For any society to go in for miniature dog breeding just for the fun of it, labor power must be dirt cheap. We do not know what these dogs were worth in the days of the prime of the leisure classes in Mexico, and in China, but we do know that the slaves who did the useful work those days were worth next to nothing.
We also know that a miniature dog, bred for the entertainment of the leisure class of Canada can fetch a price of two thousand dollars. One dog worth more than a year’s wage for the average worker. Wage slaves evidently must be cheap and the supply plentiful.
The Trouble With Ireland
This evening Jack Jones delivered a characteristically witty and sensible speech.
“The trouble with Ireland,” he said,” is its place on the map.

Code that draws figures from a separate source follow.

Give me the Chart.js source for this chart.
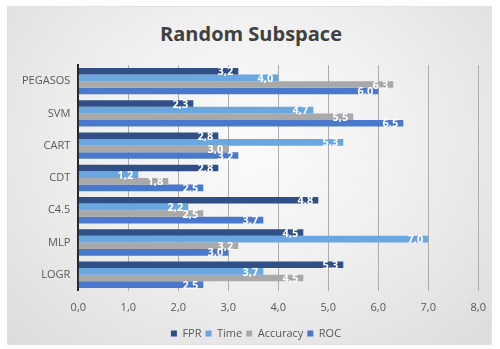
<!DOCTYPE html>
<html>
<head>
<meta charset="utf-8">
<script src="https://cdn.jsdelivr.net/npm/chart.js@4"></script>
<style>
  html, body { margin: 0; padding: 0; background: #fff; }
  #frame {
    position: absolute; left: 7px; top: 6px; width: 485px; height: 339px;
    background: radial-gradient(ellipse at 50% 40%, #fbfbfb 0%, #f0f0f0 45%, #dcdcdc 100%);
    box-sizing: border-box; border: 1px solid #e2e2e2;
  }
  #titulo {
    position: absolute; left: 7px; top: 20px; width: 488px; text-align: center;
    font: bold 20px 'Open Sans', sans-serif; color: #404040; line-height: 28px;
  }
  #area {
    position: absolute; left: 8px; top: 7px; width: 488px; height: 342px;
  }
</style>
</head>
<body>
<div id="frame"></div>
<div id="titulo">Random Subspace</div>
<div id="area"><canvas id="grafico"></canvas></div>
<script>
const categorias = ['PEGASOS', 'SVM', 'CART', 'CDT', 'C4.5', 'MLP', 'LOGR'];
const fpr      = [3.2, 2.3, 2.8, 2.8, 4.8, 4.5, 5.3];
const tempo    = [4.0, 4.7, 5.3, 1.2, 2.2, 7.0, 3.7];
const acuracia = [6.3, 5.5, 3.0, 1.8, 2.5, 3.2, 4.5];
const roc      = [6.0, 6.5, 3.2, 2.5, 3.7, 3.0, 2.5];
const tickLabels = ['0,0', '1,0', '2,0', '3,0', '4,0', '5,0', '6,0', '7,0', '8,0'];

const fonte = "'Open Sans', sans-serif";

// escreve o valor de cada barra dentro da ponta, em branco
const rotulosBarras = {
  id: 'rotulosBarras',
  afterDatasetsDraw(chart) {
    const ctx = chart.ctx;
    ctx.save();
    ctx.font = 'bold 11px ' + fonte;
    ctx.fillStyle = '#ffffff';
    ctx.textAlign = 'right';
    ctx.textBaseline = 'middle';
    chart.data.datasets.forEach((ds, i) => {
      chart.getDatasetMeta(i).data.forEach((bar, j) => {
        const txt = ds.data[j].toFixed(1).replace('.', ',');
        ctx.fillText(txt, bar.x - 5, bar.y + 1);
      });
    });
    ctx.restore();
  }
};

const ctx = document.getElementById('grafico').getContext('2d');

new Chart(ctx, {
  type: 'bar',
  data: {
    labels: categorias,
    datasets: [
      { label: 'FPR', data: fpr, backgroundColor: '#2f4f86' },
      { label: 'Time', data: tempo, backgroundColor: '#6aa6e0' },
      { label: 'Accuracy', data: acuracia, backgroundColor: '#a9a9a9' },
      { label: 'ROC', data: roc, backgroundColor: '#4a78cc' }
    ]
  },
  options: {
    indexAxis: 'y',
    responsive: true,
    maintainAspectRatio: false,
    animation: false,
    layout: { padding: { left: 6, right: -2, top: 58, bottom: 0 } },
    datasets: {
      bar: { categoryPercentage: 0.82, barPercentage: 1.0 }
    },
    scales: {
      x: {
        min: 0,
        max: 8,
        ticks: {
          stepSize: 1,
          color: '#595959',
          font: { family: fonte, size: 11 },
          padding: 10,
          callback: (v, i) => tickLabels[i]
        },
        grid: { color: '#adadad', lineWidth: 1, drawTicks: false },
        border: { display: false }
      },
      y: {
        ticks: {
          color: '#595959',
          font: { family: fonte, size: 11 },
          padding: 8
        },
        grid: { display: false, drawTicks: false },
        border: { color: '#262626', width: 2 }
      }
    },
    plugins: {
      title: { display: false },
      legend: {
        position: 'bottom',
        labels: {
          boxWidth: 6,
          boxHeight: 6,
          color: '#595959',
          font: { family: fonte, size: 11 },
          padding: 4
        }
      },
      tooltip: { enabled: false }
    }
  },
  plugins: [rotulosBarras]
});
</script>
</body>
</html>
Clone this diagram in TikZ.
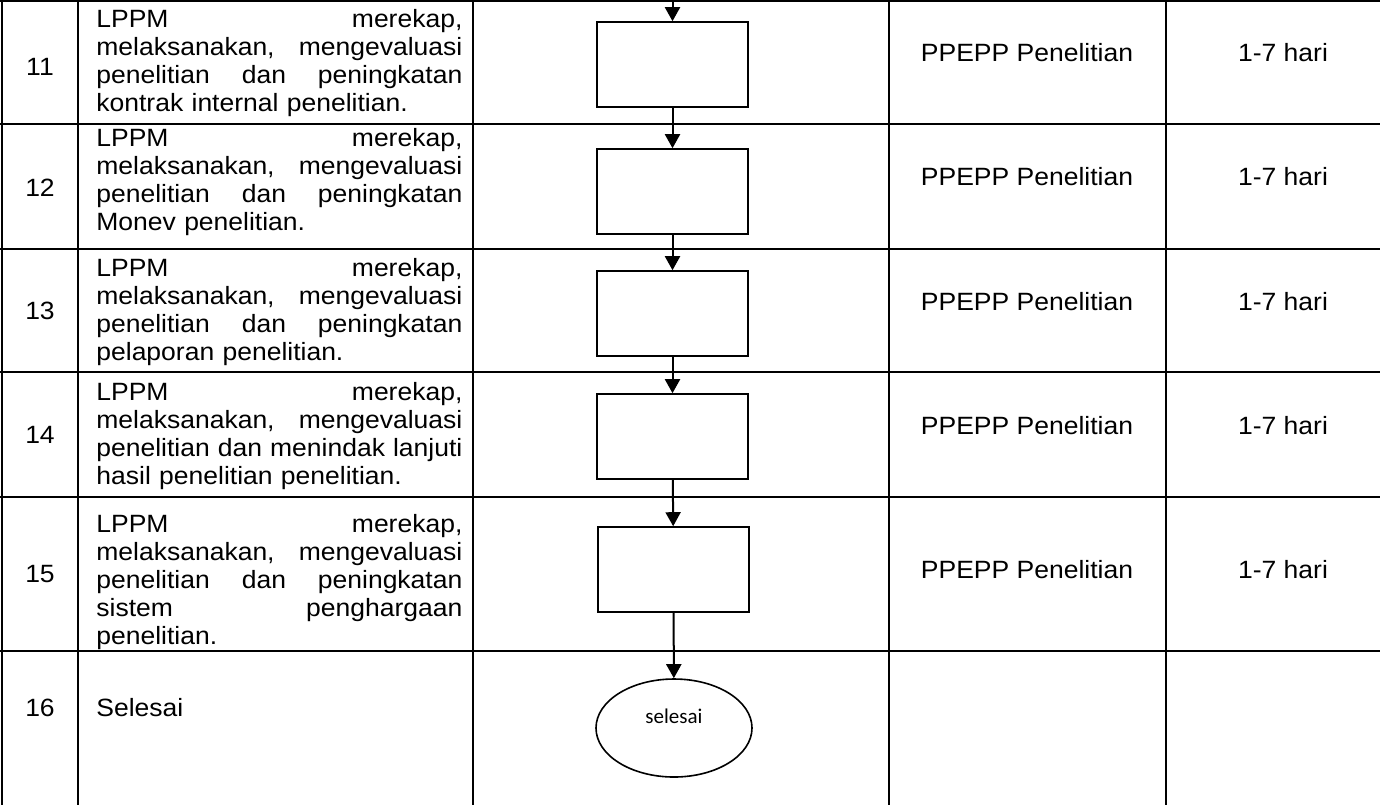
\documentclass[tikz,border=0pt]{standalone}
\usepackage{fontspec}
\setmainfont[FakeStretch=1.06]{Liberation Sans}
\newfontfamily\calibri{Carlito}
\usepackage{tikz}
\usetikzlibrary{arrows.meta,shapes}

\begin{document}
\begin{tikzpicture}[x=0.5pt, y=-0.5pt, >={Triangle[width=7.5pt,length=7pt]},
  box node/.style={rectangle, draw, line width=0.8pt, minimum width=75.5pt, minimum height=42.5pt, inner sep=0pt},
  end node/.style={ellipse, draw, line width=0.8pt, minimum width=78pt, minimum height=49pt, inner sep=0pt},
  txt node/.style={font=\fontsize{12.5}{14}\selectfont, inner sep=0pt},
  desc node/.style={txt node, anchor=west, text width=183pt, align=left},
  rule/.style={line width=1pt}, flow/.style={->, line width=1pt}]
\useasboundingbox (0,0) rectangle (1380,805);
% table
\draw[rule] (0,1) -- (1380,1);
\draw[rule] (0,124) -- (1380,124);
\draw[rule] (0,249) -- (1380,249);
\draw[rule] (0,372) -- (1380,372);
\draw[rule] (0,497) -- (1380,497);
\draw[rule] (0,651) -- (1380,651);
\draw[rule] (2,0) -- (2,805);
\draw[rule] (78,0) -- (78,805);
\draw[rule] (473,0) -- (473,805);
\draw[rule] (889,0) -- (889,805);
\draw[rule] (1166,0) -- (1166,805);
% numbers
\node[txt node] (n11) at (40,67) {11};
\node[txt node] (n12) at (40,188) {12};
\node[txt node] (n13) at (40,311) {13};
\node[txt node] (n14) at (40,435) {14};
\node[txt node] (n15) at (40,574) {15};
\node[txt node] (n16) at (40,708) {16};
% uraian
\node[desc node] (d11) at (96,63) {LPPM\hfill merekap,\\ melaksanakan,\hfill mengevaluasi\\ penelitian\hfill dan\hfill peningkatan\\ kontrak internal penelitian.};
\node[desc node] (d12) at (96,182) {LPPM\hfill merekap,\\ melaksanakan,\hfill mengevaluasi\\ penelitian\hfill dan\hfill peningkatan\\ Monev penelitian.};
\node[desc node] (d13) at (96,312) {LPPM\hfill merekap,\\ melaksanakan,\hfill mengevaluasi\\ penelitian\hfill dan\hfill peningkatan\\ pelaporan penelitian.};
\node[desc node] (d14) at (96,436) {LPPM\hfill merekap,\\ melaksanakan,\hfill mengevaluasi\\ penelitian\hfill dan\hfill menindak\hfill lanjuti\\ hasil penelitian penelitian.};
\node[desc node] (d15) at (96,582) {LPPM\hfill merekap,\\ melaksanakan,\hfill mengevaluasi\\ penelitian\hfill dan\hfill peningkatan\\ sistem\hfill penghargaan\\ penelitian.};
\node[desc node] (d16) at (96,708) {Selesai};
% flow
\coordinate (top) at (672.5,0);
\node[box node] (11) at (672.5,64.5) {};
\node[box node] (12) at (672.5,191.5) {};
\node[box node] (13) at (672.5,313.5) {};
\node[box node] (14) at (672.5,436.5) {};
\node[box node] (15) at (673.5,569.5) {};
\node[end node] (16) at (674,728) {};
\node[font=\calibri\fontsize{10.5}{12}\selectfont, inner sep=0pt] (selesai) at (674,716) {selesai};
\draw[flow] (top) -- (11.north);
\draw[flow] (11) -- (12);
\draw[flow] (12) -- (13);
\draw[flow] (13) -- (14);
\draw[flow] (14) -- (15);
\draw[flow] (15) -- (16);
% pelaksana, waktu
\node[txt node] (p11) at (1027,53) {PPEPP Penelitian};
\node[txt node] (p12) at (1027,177) {PPEPP Penelitian};
\node[txt node] (p13) at (1027,302) {PPEPP Penelitian};
\node[txt node] (p14) at (1027,426) {PPEPP Penelitian};
\node[txt node] (p15) at (1027,570) {PPEPP Penelitian};
\node[txt node] (h11) at (1283,53) {1-7 hari};
\node[txt node] (h12) at (1283,177) {1-7 hari};
\node[txt node] (h13) at (1283,302) {1-7 hari};
\node[txt node] (h14) at (1283,426) {1-7 hari};
\node[txt node] (h15) at (1283,570) {1-7 hari};
\end{tikzpicture}
\end{document}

If it could be transplanted to the other end of Europe it would be entitled to self-determination, no doubt.
“If Ireland is anarchistic it is because it has an anarchist Government. It is ruled not by the dictatorship of the proletariat, but by the dictatorship of alien capitalists. Are not the Irish entitled to the recognition of nationality as well as Serbians and Czecho-Slovakians?”
Jones warned the Government that its Irish policy is not merely making Sinn Feiners and revolutionists in Ireland. It is making them in this country too.
Who Should Be Hung
Remarkable statements concerning an anti-nationalisation book issued to members of Parliament and circulated free in thousands throughout the country were made by Mr. John Robertson, M.P., in a discussion on nationalization at the Scottish miners’ conference.
This book, he said, was part of the opposition propaganda, and in it the author asserted that the nationalizers were rebels who were treated too kindly by the Government. The writer advocated that rebel nationalizers should be hung.
Mr. Robertson wondered what would have happened if Frank Hodges had advocated in his book that coal owners should be hung. Probably Hodges would now have been in prison.
It was a dangerous policy for the coal owners to countenance, because if nationalization was to be settled by hanging, there would be ample lampposts, and to spare, on which to string up the coal owners, while there would not be enough on which to hang the nationalizers.
The miners’ policy was not to hang their opponents- but was to drive them from economic and political power.
War to the Knife
A new defensive attitude on the part of the employing interests was given the frankest expression during the jubilee convention just closed of the National Manufacturers’ Association, held in the Waldorf Astoria. One thousand of the country’s important manufacturers adopted a platform openly declaring war on the union shop, on collective bargaining, on labor’s participation in politics, on strikes, on immigration of any but docile Europeans, and on the payment of war bonuses. There appeared none of the benevolent phrases of former years, urging closer co-operation between the employer and his men; no suggestions as to “welfare work” and the “human touch,” and no appeal to the patriotism of the workers. The platform was very frank. It will be submitted to the Republican and Democratic conventions for incorporation in their national platforms.